#### The exercise:
In the data, extract each line that holds the string "page".
════════════════
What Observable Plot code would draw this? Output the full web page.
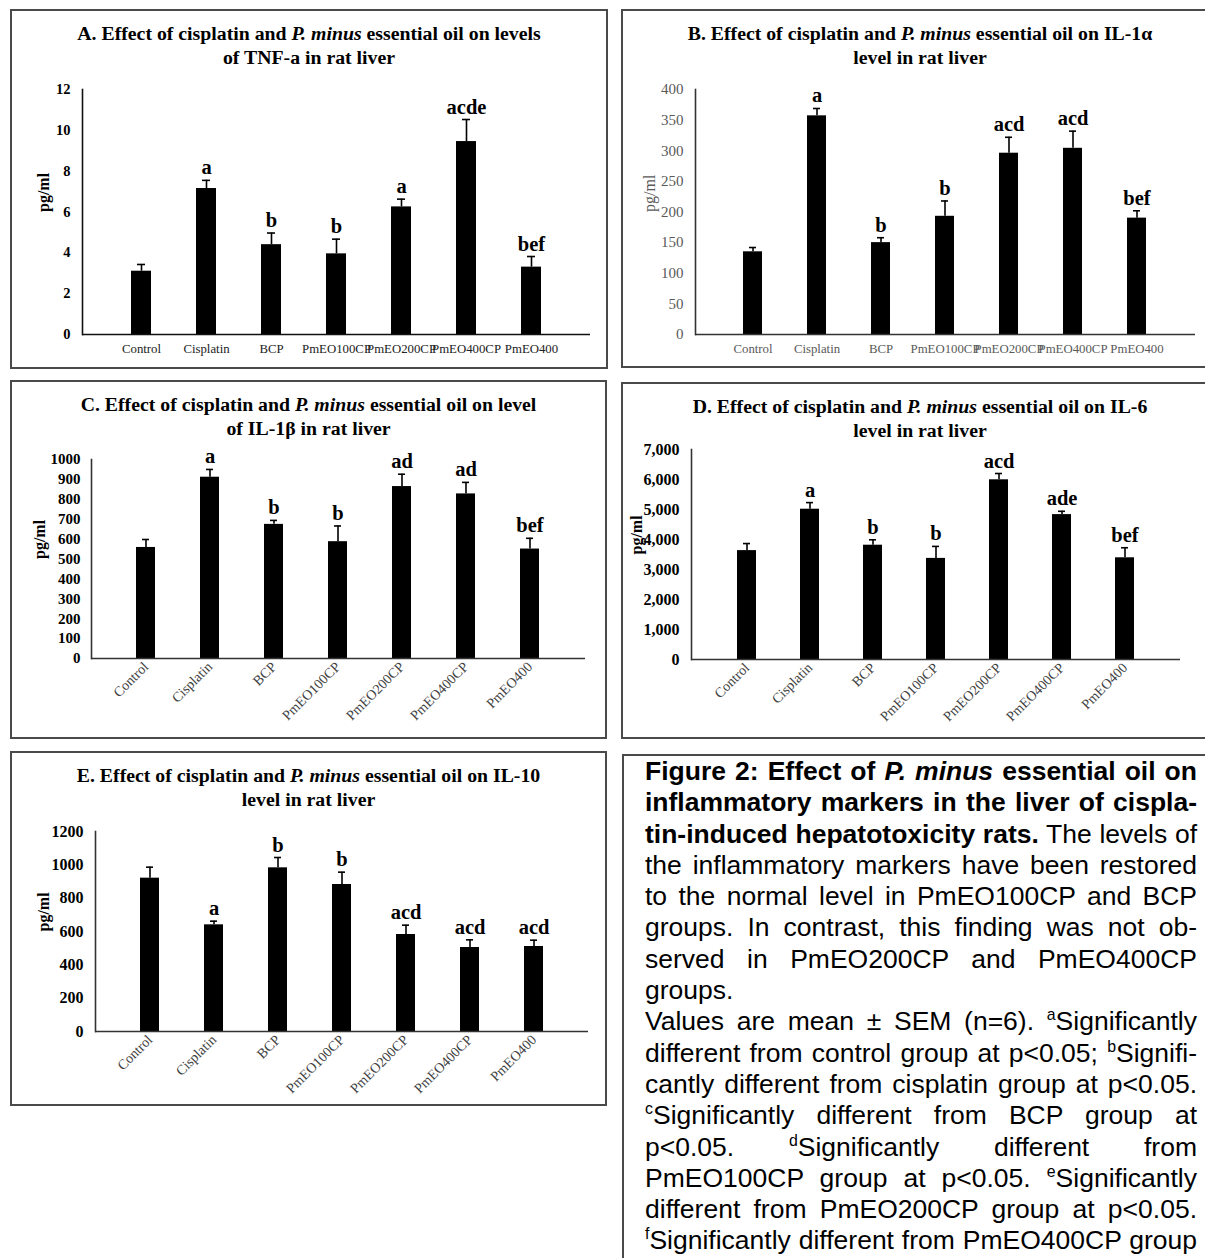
<!DOCTYPE html>
<html><head><meta charset="utf-8">
<script src="https://cdn.jsdelivr.net/npm/d3@7"></script>
<script src="https://cdn.jsdelivr.net/npm/@observablehq/plot@0.6"></script>
<style>
html,body{margin:0;padding:0;background:#fff;overflow:hidden;}
#page{position:relative;width:1205px;height:1258px;overflow:hidden;background:#fff;}
.box{position:absolute;box-sizing:border-box;border:2px solid #4a4a4a;}
.title{position:absolute;left:0;right:0;top:10px;text-align:center;font-family:"Liberation Serif","Times New Roman",serif;font-weight:bold;font-size:19.8px;line-height:24px;color:#000;}
.plotwrap{position:absolute;}
#caption{position:absolute;left:645px;top:756px;width:552px;font-family:"Liberation Sans",Arial,sans-serif;font-size:26.5px;line-height:31.3px;color:#000;}
#caption .ln{text-align:justify;text-align-last:justify;height:31.3px;}
#caption .ln.left{text-align-last:left;}
sup{font-size:0.6em;line-height:0;vertical-align:0.62em;}
</style>
</head><body><div id="page"></div>
<script>
const groups = ["Control","Cisplatin","BCP","PmEO100CP","PmEO200CP","PmEO400CP","PmEO400"];

const tnfMean = [3.10, 7.15, 4.40, 3.95, 6.25, 9.45, 3.30];
const tnfSem  = [0.33, 0.40, 0.57, 0.72, 0.38, 1.08, 0.52];
const tnfSig  = ["", "a", "b", "b", "a", "acde", "bef"];
const tnfTicks = [0, 2, 4, 6, 8, 10, 12];

const il1aMean = [135, 357, 150, 193, 296, 304, 190];
const il1aSem  = [7, 12, 8, 25, 26, 28, 12];
const il1aSig  = ["", "a", "b", "b", "acd", "acd", "bef"];
const il1aTicks = [0, 50, 100, 150, 200, 250, 300, 350, 400];

const il1bMean = [558, 911, 674, 587, 864, 827, 550];
const il1bSem  = [40, 39, 20, 79, 62, 58, 54];
const il1bSig  = ["", "a", "b", "b", "ad", "ad", "bef"];
const il1bTicks = [0, 100, 200, 300, 400, 500, 600, 700, 800, 900, 1000];

const il6Mean = [3630, 5010, 3810, 3370, 5990, 4830, 3390];
const il6Sem  = [235, 220, 180, 400, 210, 110, 335];
const il6Sig  = ["", "a", "b", "b", "acd", "ade", "bef"];
const il6Ticks = [0, 1000, 2000, 3000, 4000, 5000, 6000, 7000];

const il10Mean = [920, 640, 982, 882, 582, 504, 510];
const il10Sem  = [66, 22, 62, 74, 56, 46, 38];
const il10Sig  = ["", "a", "b", "b", "acd", "acd", "acd"];
const il10Ticks = [0, 200, 400, 600, 800, 1000, 1200];

const yLabel = "pg/ml";

const serif = '"Liberation Serif","Times New Roman",serif';
const page = document.getElementById("page");

function addBox(b, titleHtml) {
  const d = document.createElement("div");
  d.className = "box";
  Object.assign(d.style, {left: b.x + "px", top: b.y + "px", width: b.w + "px", height: b.h + "px"});
  const t = document.createElement("div");
  t.className = "title";
  t.innerHTML = titleHtml;
  d.appendChild(t);
  page.appendChild(d);
}

function addPanel(cfg) {
  const data = groups.map((g, i) => ({group: g, mean: cfg.mean[i], top: cfg.mean[i] + cfg.sem[i], sig: cfg.sig[i]}));
  const s = cfg.svg, f = cfg.frame;
  const chart = Plot.plot({
    width: s.w, height: s.h,
    marginLeft: f.x0 - s.x, marginRight: s.x + s.w - f.x1,
    marginTop: f.yTop - s.y, marginBottom: s.y + s.h - f.yZero,
    style: {background: "transparent", overflow: "visible"},
    x: {domain: groups, padding: 0.7, axis: null, label: null},
    y: {domain: [0, cfg.ticks[cfg.ticks.length - 1]], axis: null},
    marks: [
      Plot.barY(data, {x: "group", y: "mean", fill: "#000"}),
      Plot.ruleX(data, {x: "group", y1: "mean", y2: "top", stroke: "#000", strokeWidth: 1.6}),
      Plot.tickY(data, {x: "group", y: "top", stroke: "#000", strokeWidth: 1.6, insetLeft: 6, insetRight: 6}),
      Plot.text(data, {x: "group", y: "top", text: "sig", dy: -6, lineAnchor: "bottom", fontSize: 20.5, fontWeight: "bold", fontFamily: serif, fill: "#000"}),
      Plot.ruleY([0], {stroke: cfg.axisColor, strokeWidth: 1.6}),
      Plot.frame({anchor: "left", stroke: cfg.axisColor, strokeWidth: 1.6}),
      Plot.axisY({ticks: cfg.ticks, tickSize: 0, tickPadding: cfg.yPad, tickFormat: cfg.fmt, fontSize: cfg.yFont, fontWeight: cfg.yWeight, fontFamily: serif, fill: cfg.tickColor, label: null}),
      Plot.axisX({tickSize: 0, tickPadding: cfg.xPad, tickRotate: cfg.rotate, fontSize: cfg.xFont, fontFamily: serif, fill: cfg.xColor, label: null}),
      Plot.text([yLabel], {text: d => d, frameAnchor: "left", dx: cfg.labelX - f.x0, rotate: -90, fontSize: 16, fontWeight: cfg.labelWeight, fontFamily: serif, fill: cfg.labelColor})
    ]
  });
  const w = document.createElement("div");
  w.className = "plotwrap";
  Object.assign(w.style, {left: s.x + "px", top: s.y + "px", width: s.w + "px", height: s.h + "px"});
  w.appendChild(chart);
  page.appendChild(w);
}

const plain = d => String(d);
const comma = d3.format(",");

// Panel A
addBox({x: 10, y: 9, w: 598, h: 360}, 'A. Effect of cisplatin and <i>P. minus</i> essential oil on levels<br>of TNF-a in rat liver');
addPanel({mean: tnfMean, sem: tnfSem, sig: tnfSig, ticks: tnfTicks, fmt: plain,
  svg: {x: 13, y: 70, w: 592, h: 296}, frame: {x0: 82, x1: 590, yTop: 89, yZero: 334},
  axisColor: "#111", tickColor: "#000", yWeight: "bold", yFont: 14.5, yPad: 12,
  xColor: "#222", xFont: 12.8, xPad: 9, rotate: 0, labelX: 43, labelWeight: "bold", labelColor: "#000"});

// Panel B
addBox({x: 621, y: 9, w: 598, h: 359}, 'B. Effect of cisplatin and <i>P. minus</i> essential oil on IL-1α<br>level in rat liver');
addPanel({mean: il1aMean, sem: il1aSem, sig: il1aSig, ticks: il1aTicks, fmt: plain,
  svg: {x: 624, y: 70, w: 581, h: 296}, frame: {x0: 695, x1: 1195, yTop: 89, yZero: 334},
  axisColor: "#333", tickColor: "#595959", yWeight: "normal", yFont: 15, yPad: 12,
  xColor: "#595959", xFont: 12.8, xPad: 9, rotate: 0, labelX: 649, labelWeight: "normal", labelColor: "#595959"});

// Panel C
addBox({x: 10, y: 380, w: 597, h: 359}, 'C. Effect of cisplatin and <i>P. minus</i> essential oil on level<br>of IL-1β in rat liver');
addPanel({mean: il1bMean, sem: il1bSem, sig: il1bSig, ticks: il1bTicks, fmt: plain,
  svg: {x: 13, y: 440, w: 592, h: 296}, frame: {x0: 91, x1: 585, yTop: 459, yZero: 658},
  axisColor: "#333", tickColor: "#000", yWeight: "bold", yFont: 15, yPad: 11,
  xColor: "#404040", xFont: 14, xPad: 6, rotate: -45, labelX: 39, labelWeight: "bold", labelColor: "#000"});

// Panel D
addBox({x: 621, y: 382, w: 598, h: 357}, 'D. Effect of cisplatin and <i>P. minus</i> essential oil on IL-6<br>level in rat liver');
addPanel({mean: il6Mean, sem: il6Sem, sig: il6Sig, ticks: il6Ticks, fmt: comma,
  svg: {x: 624, y: 440, w: 581, h: 296}, frame: {x0: 691, x1: 1180, yTop: 449, yZero: 659},
  axisColor: "#333", tickColor: "#000", yWeight: "bold", yFont: 16, yPad: 12,
  xColor: "#404040", xFont: 14, xPad: 6, rotate: -45, labelX: 636, labelWeight: "bold", labelColor: "#000"});

// Panel E
addBox({x: 10, y: 751, w: 597, h: 355}, 'E. Effect of cisplatin and <i>P. minus</i> essential oil on IL-10<br>level in rat liver');
addPanel({mean: il10Mean, sem: il10Sem, sig: il10Sig, ticks: il10Ticks, fmt: plain,
  svg: {x: 13, y: 810, w: 592, h: 294}, frame: {x0: 95, x1: 588, yTop: 831, yZero: 1031},
  axisColor: "#333", tickColor: "#000", yWeight: "bold", yFont: 16, yPad: 12,
  xColor: "#404040", xFont: 14, xPad: 6, rotate: -45, labelX: 43, labelWeight: "bold", labelColor: "#000"});

// Caption box
const cb = document.createElement("div");
cb.className = "box";
Object.assign(cb.style, {left: "622px", top: "754px", width: "600px", height: "520px"});
page.appendChild(cb);

const captionLines = [
  ['<b>Figure 2: Effect of <i>P. minus</i> essential oil on</b>', ''],
  ['<b>inflammatory markers in the liver of cispla-</b>', ''],
  ['<b>tin-induced hepatotoxicity rats.</b> The levels of', ''],
  ['the inflammatory markers have been restored', ''],
  ['to the normal level in PmEO100CP and BCP', ''],
  ['groups. In contrast, this finding was not ob-', ''],
  ['served in PmEO200CP and PmEO400CP', ''],
  ['groups.', 'left'],
  ['Values are mean ± SEM (n=6). <sup>a</sup>Significantly', ''],
  ['different from control group at p&lt;0.05; <sup>b</sup>Signifi-', ''],
  ['cantly different from cisplatin group at p&lt;0.05.', ''],
  ['<sup>c</sup>Significantly different from BCP group at', ''],
  ['p&lt;0.05. <sup>d</sup>Significantly different from', ''],
  ['PmEO100CP group at p&lt;0.05. <sup>e</sup>Significantly', ''],
  ['different from PmEO200CP group at p&lt;0.05.', ''],
  ['<sup>f</sup>Significantly different from PmEO400CP group', '']
];
const cap = document.createElement("div");
cap.id = "caption";
cap.innerHTML = captionLines.map(([h, c]) => `<div class="ln ${c}">${h}</div>`).join("");
page.appendChild(cap);
</script>
</body></html>
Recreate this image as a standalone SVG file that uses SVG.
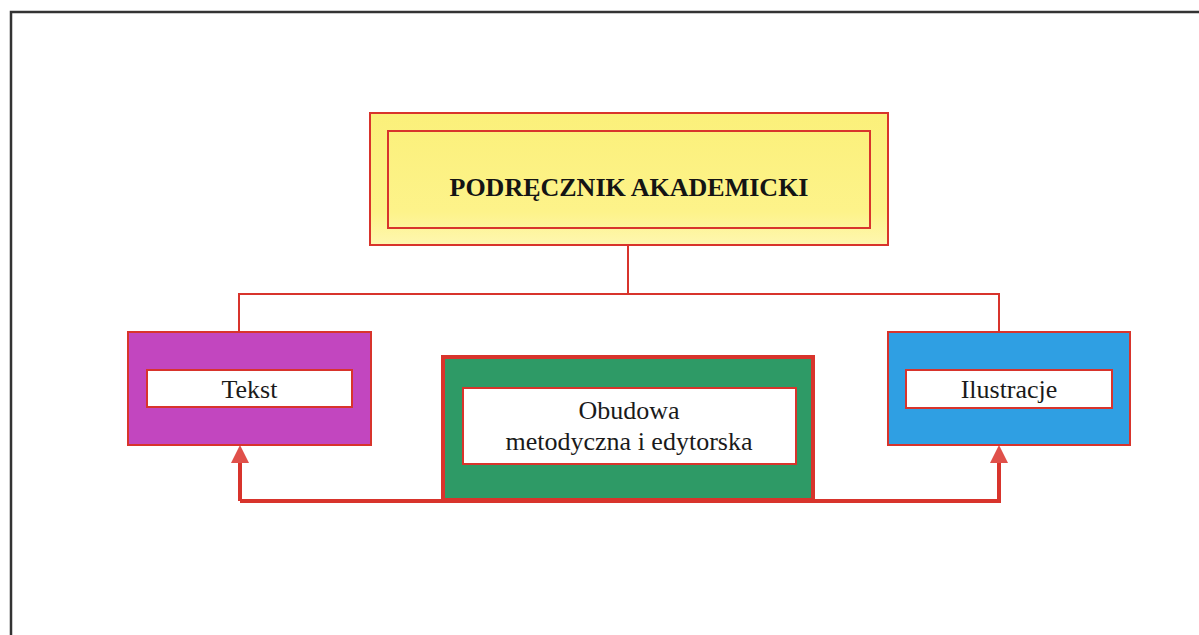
════════════════
#### Output for this exercise:
What Observable Plot code would draw this? Output the full web page.
#page{position:relative;width:1205px;height:1258px;overflow:hidden;background:#fff;}
</head><body><div id="page"></div>
const page = document.getElementById("page");
  page.appendChild(d);
  page.appendChild(w);
page.appendChild(cb);
page.appendChild(cap);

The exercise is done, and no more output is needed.